WHAT THE TASK ASKS:
Write the data out again exactly, with no pictures.

begin SUPPLIED DATA

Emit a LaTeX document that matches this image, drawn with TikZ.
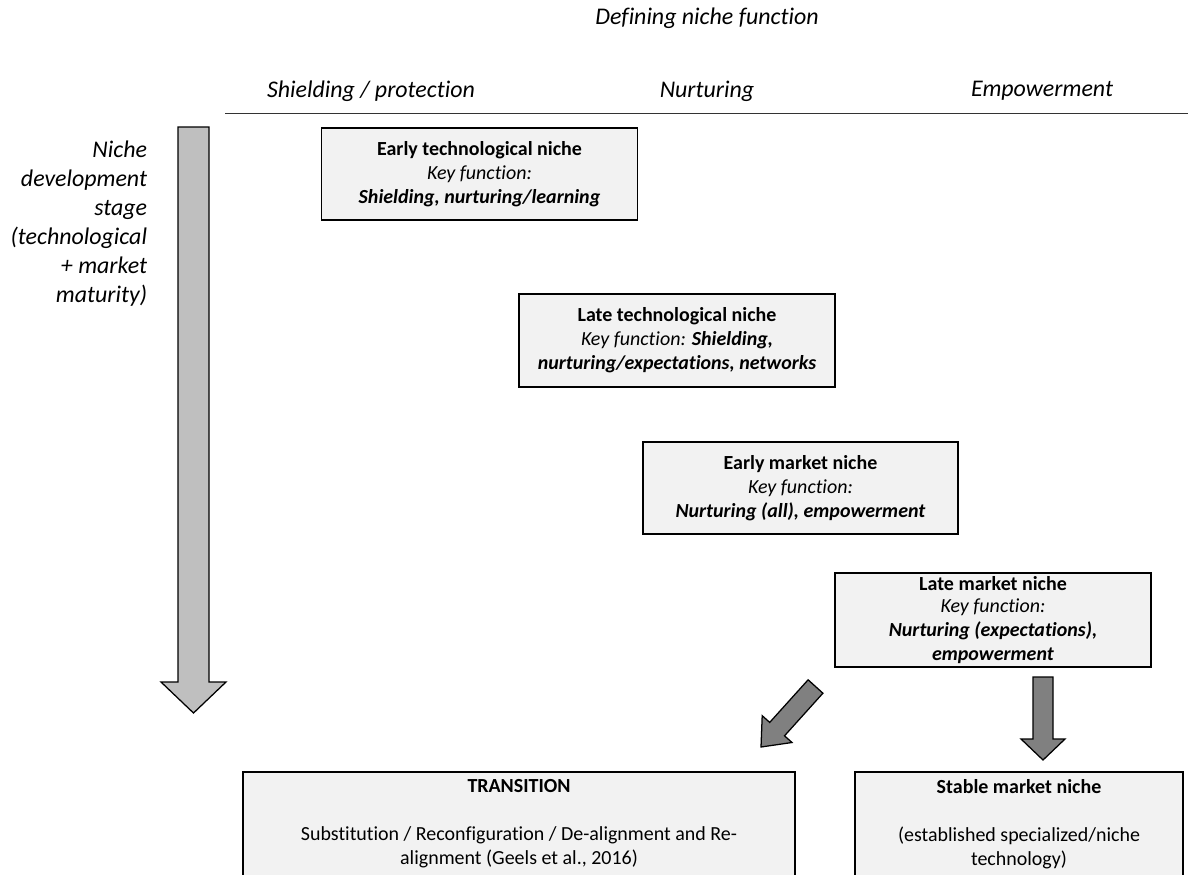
\documentclass[tikz,border=0pt]{standalone}
\usepackage{fontspec}
\setmainfont{Carlito}[Ligatures={NoCommon,NoContextual}]
\usetikzlibrary{positioning}

\definecolor{boxgray}{HTML}{F2F2F2}
\definecolor{stagegray}{HTML}{BFBFBF}
\definecolor{exitgray}{HTML}{808080}

\begin{document}
\begin{tikzpicture}[x=0.025cm, y=-0.025cm,
    nichebox/.style={draw=black, line width=1pt, fill=boxgray, align=center,
      inner sep=0pt, font=\fontsize{14.2}{17.1}\selectfont},
    headtext/.style={font=\fontsize{17}{20.6}\selectfont\itshape},
    blockarrow/.style={draw=black, line width=0.9pt, line join=miter}]

        \useasboundingbox (0,0) rectangle (1188,874);

        % the header texts
        \node[headtext] (title) at (707,18) {Defining niche function};
        \node[headtext] (shield) at (371,91) {Shielding / protection};
        \node[headtext] (nurture) at (707,91) {Nurturing};
        \node[headtext] (empower) at (1042,91) {Empowerment};
        \draw[gray!40!black, line width=0.7pt] (225,113) -- (1188,113);

        % the stage arrow on the left and its text
        \filldraw[blockarrow, fill=stagegray] (178,127) -- (209,127) -- (209,682)
            -- (226,682) -- (193.5,713) -- (161,682) -- (178,682) -- cycle;
        \node[headtext, align=right, anchor=east] (stage) at (152,224)
            {Niche\\development\\stage\\(technological\\+ market\\maturity)};

        % the niche stages
        \node[nichebox, minimum width=7.9cm, minimum height=2.3cm] (earlytech) at (479.5,174)
            {\textbf{Early technological niche}\\\textit{Key function:}\\\textbf{\textit{Shielding, nurturing/learning}}};
        \node[nichebox, minimum width=7.9cm, minimum height=2.325cm] (latetech) at (677,340.5)
            {\textbf{Late technological niche}\\\textit{Key function: \textbf{Shielding,}}\\\textbf{\textit{nurturing/expectations, networks}}};
        \node[nichebox, minimum width=7.875cm, minimum height=2.3cm] (earlymarket) at (800.5,488)
            {\textbf{Early market niche}\\\textit{Key function:}\\\textbf{\textit{Nurturing (all), empowerment}}};
        \node[nichebox, minimum width=7.9cm, minimum height=2.35cm] (latemarket) at (993,620)
            {\raisebox{-2pt}{\textbf{Late market niche}}\\\textit{Key function:}\\\textbf{\textit{Nurturing (expectations),}}\\\textbf{\textit{empowerment}}};

        % the two outcomes
        \node[nichebox, minimum width=13.8cm, minimum height=2.6cm] (transition) at (519,824)
            {\textbf{TRANSITION}\\[17.1pt]Substitution / Reconfiguration / De-alignment and Re-\\alignment (Geels et al., 2016)};
        \node[nichebox, minimum width=8.2cm, minimum height=2.6cm] (stable) at (1019,824)
            {\textbf{Stable market niche}\\[17.1pt](established specialized/niche\\technology)};

        % the arrows out of the late market niche
        \filldraw[blockarrow, fill=exitgray] (808.1,679.8) -- (822.9,693.2) -- (784.5,735.8)
            -- (792,742.5) -- (761,747) -- (762.2,715.7) -- (769.7,722.4) -- cycle;
        \filldraw[blockarrow, fill=exitgray] (1033,677) -- (1053,677) -- (1053,739)
            -- (1065,739) -- (1043,760) -- (1021,739) -- (1033,739) -- cycle;

    \end{tikzpicture}
\end{document}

end SUPPLIED DATA

RESPONSE TO THE EXERCISE:
Emit a LaTeX document that matches this image, drawn with TikZ.
\documentclass[tikz,border=0pt]{standalone}
\usepackage{fontspec}
\setmainfont{Carlito}[Ligatures={NoCommon,NoContextual}]
\usetikzlibrary{positioning}

\definecolor{boxgray}{HTML}{F2F2F2}
\definecolor{stagegray}{HTML}{BFBFBF}
\definecolor{exitgray}{HTML}{808080}

\begin{document}
\begin{tikzpicture}[x=0.025cm, y=-0.025cm,
    nichebox/.style={draw=black, line width=1pt, fill=boxgray, align=center,
      inner sep=0pt, font=\fontsize{14.2}{17.1}\selectfont},
    headtext/.style={font=\fontsize{17}{20.6}\selectfont\itshape},
    blockarrow/.style={draw=black, line width=0.9pt, line join=miter}]

        \useasboundingbox (0,0) rectangle (1188,874);

        % the header texts
        \node[headtext] (title) at (707,18) {Defining niche function};
        \node[headtext] (shield) at (371,91) {Shielding / protection};
        \node[headtext] (nurture) at (707,91) {Nurturing};
        \node[headtext] (empower) at (1042,91) {Empowerment};
        \draw[gray!40!black, line width=0.7pt] (225,113) -- (1188,113);

        % the stage arrow on the left and its text
        \filldraw[blockarrow, fill=stagegray] (178,127) -- (209,127) -- (209,682)
            -- (226,682) -- (193.5,713) -- (161,682) -- (178,682) -- cycle;
        \node[headtext, align=right, anchor=east] (stage) at (152,224)
            {Niche\\development\\stage\\(technological\\+ market\\maturity)};

        % the niche stages
        \node[nichebox, minimum width=7.9cm, minimum height=2.3cm] (earlytech) at (479.5,174)
            {\textbf{Early technological niche}\\\textit{Key function:}\\\textbf{\textit{Shielding, nurturing/learning}}};
        \node[nichebox, minimum width=7.9cm, minimum height=2.325cm] (latetech) at (677,340.5)
            {\textbf{Late technological niche}\\\textit{Key function: \textbf{Shielding,}}\\\textbf{\textit{nurturing/expectations, networks}}};
        \node[nichebox, minimum width=7.875cm, minimum height=2.3cm] (earlymarket) at (800.5,488)
            {\textbf{Early market niche}\\\textit{Key function:}\\\textbf{\textit{Nurturing (all), empowerment}}};
        \node[nichebox, minimum width=7.9cm, minimum height=2.35cm] (latemarket) at (993,620)
            {\raisebox{-2pt}{\textbf{Late market niche}}\\\textit{Key function:}\\\textbf{\textit{Nurturing (expectations),}}\\\textbf{\textit{empowerment}}};

        % the two outcomes
        \node[nichebox, minimum width=13.8cm, minimum height=2.6cm] (transition) at (519,824)
            {\textbf{TRANSITION}\\[17.1pt]Substitution / Reconfiguration / De-alignment and Re-\\alignment (Geels et al., 2016)};
        \node[nichebox, minimum width=8.2cm, minimum height=2.6cm] (stable) at (1019,824)
            {\textbf{Stable market niche}\\[17.1pt](established specialized/niche\\technology)};

        % the arrows out of the late market niche
        \filldraw[blockarrow, fill=exitgray] (808.1,679.8) -- (822.9,693.2) -- (784.5,735.8)
            -- (792,742.5) -- (761,747) -- (762.2,715.7) -- (769.7,722.4) -- cycle;
        \filldraw[blockarrow, fill=exitgray] (1033,677) -- (1053,677) -- (1053,739)
            -- (1065,739) -- (1043,760) -- (1021,739) -- (1033,739) -- cycle;

    \end{tikzpicture}
\end{document}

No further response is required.